An Invitation from Winter
Winter is about a month away now, but I can see her peering at me today. Her gray skies and motionless trees hang above my house, and I can almost feel her. Memories of wool socks on nights spent in a cabin, fires for keeping extra warm, and walks surrounded by my own crystalized breath - they’re tapping on my shoulder.
There’s something about winter that exalts the unknown. Foxes hidden in dens, the slow dying before spring, the quiet magic of a snowflake; it draws me in, yet at the same time, it scares me.
My therapist recently asked how I felt about surrender, about letting life happen as it will. I quickly responded with, “Nope, uh uh. I don’t do that.” I need to know that if I can’t control a situation, I can at least control my response and therefore control the outcome or the way I am impacted by the situation. However, winter invites me to think differently.

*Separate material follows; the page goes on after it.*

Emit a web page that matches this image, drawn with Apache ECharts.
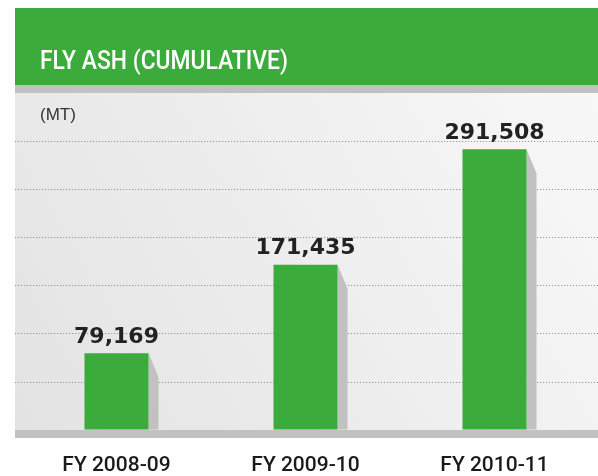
<!DOCTYPE html>
<html>
<head>
<meta charset="utf-8">
<style>
  html, body { margin: 0; padding: 0; background: #ffffff; }
  #chart { width: 598px; height: 476px; }
</style>
<script src="https://cdn.jsdelivr.net/npm/echarts@6/dist/echarts.min.js"></script>
</head>
<body>
<div id="chart"></div>
<script>
// Fly ash utilisation, cumulative, in metric tonnes
const categories = ['FY 2008-09', 'FY 2009-10', 'FY 2010-11'];
const values = [79169, 171435, 291508];
const axisMax = 300000;
const axisStep = 50000;

const GREEN = '#3bab3b';
const GREY = '#c1c1c1';
const BAR_W = 64;

const chart = echarts.init(document.getElementById('chart'), null, { renderer: 'canvas' });

chart.setOption({
  animation: false,
  backgroundColor: '#ffffff',
  grid: [
    // full-width grid that carries the dotted guide lines
    { left: 15, right: 0, top: 141, bottom: 46 },
    // grid holding the bars
    { left: 22, right: 9, top: 141, bottom: 46 }
  ],
  xAxis: [
    { type: 'category', gridIndex: 0, data: categories, show: false },
    {
      type: 'category', gridIndex: 1, data: categories,
      axisLine: { show: false }, axisTick: { show: false },
      axisLabel: {
        margin: 36, verticalAlign: 'middle',
        color: '#1a1a1a', fontSize: 21, fontWeight: 500, fontFamily: 'Roboto'
      }
    }
  ],
  yAxis: [
    {
      type: 'value', gridIndex: 0, min: 0, max: axisMax, interval: axisStep,
      axisLine: { show: false }, axisTick: { show: false }, axisLabel: { show: false },
      splitLine: { lineStyle: { color: '#959595', width: 1, type: [1.2, 1.8] } }
    },
    {
      type: 'value', gridIndex: 1, min: 0, max: axisMax, interval: axisStep,
      show: false, splitLine: { show: false }
    }
  ],
  graphic: [
    // plot backdrop
    {
      type: 'rect', z: -100, silent: true,
      shape: { x: 15, y: 92, width: 583, height: 338 },
      style: {
        fill: new echarts.graphic.LinearGradient(0, 1, 1, 0, [
          { offset: 0, color: '#e3e3e3' },
          { offset: 1, color: '#f8f8f8' }
        ])
      }
    },
    // header band
    { type: 'rect', z: 100, silent: true, shape: { x: 15, y: 8, width: 583, height: 77 }, style: { fill: GREEN } },
    { type: 'rect', z: 100, silent: true, shape: { x: 15, y: 85, width: 583, height: 8 }, style: { fill: GREY } },
    {
      type: 'text', z: 101, silent: true, x: 40, y: 49, scaleX: 0.88,
      style: {
        text: 'FLY ASH (CUMULATIVE)', fill: '#ffffff', verticalAlign: 'top',
        font: '500 26px "Roboto", sans-serif'
      }
    },
    {
      type: 'text', z: 101, silent: true, x: 40, y: 107,
      style: { text: '(MT)', fill: '#333333', verticalAlign: 'top', font: '17px "Liberation Sans", sans-serif' }
    },
    // base strip under the bars
    { type: 'rect', z: 100, silent: true, shape: { x: 15, y: 430, width: 583, height: 8 }, style: { fill: GREY } }
  ],
  series: [
    {
      // slanted drop shadow on the right of each bar
      type: 'custom', xAxisIndex: 1, yAxisIndex: 1, z: 1, silent: true,
      data: values.map((v, i) => [i, v]),
      renderItem: function (params, api) {
        const top = api.coord([api.value(0), api.value(1)]);
        const base = api.coord([api.value(0), 0]);
        const x0 = top[0] + BAR_W / 2;
        return {
          type: 'polygon',
          shape: { points: [[x0, top[1]], [x0 + 10, top[1] + 24], [x0 + 10, base[1]], [x0, base[1]]] },
          style: { fill: GREY }
        };
      }
    },
    {
      type: 'bar', xAxisIndex: 1, yAxisIndex: 1, z: 2,
      data: values, barWidth: BAR_W,
      itemStyle: { color: GREEN },
      label: {
        show: true, position: 'top', distance: 5,
        color: '#222222', fontSize: 22, fontWeight: 'bold', fontFamily: 'DejaVu Sans',
        formatter: p => p.value.toLocaleString('en-US')
      }
    }
  ]
});
</script>
</body>
</html>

Winter, with its cold death, is somehow also beautiful. Naked trees allow me to see around and beyond them, to see what all year had been hidden. And as they surrender to unyielding weather and a relentless world, they still manage to provide shelter and warmth, budding back to life only months later.
What if I could do that? What if I could surrender? In such emptiness, I would see more parts of myself - shadows and treasures that have long been hidden - and I would manage, even in that empty state, to harbor life within during a slow rebuild from the inside out. I wonder: are the trees scared too, or do they simply surrender?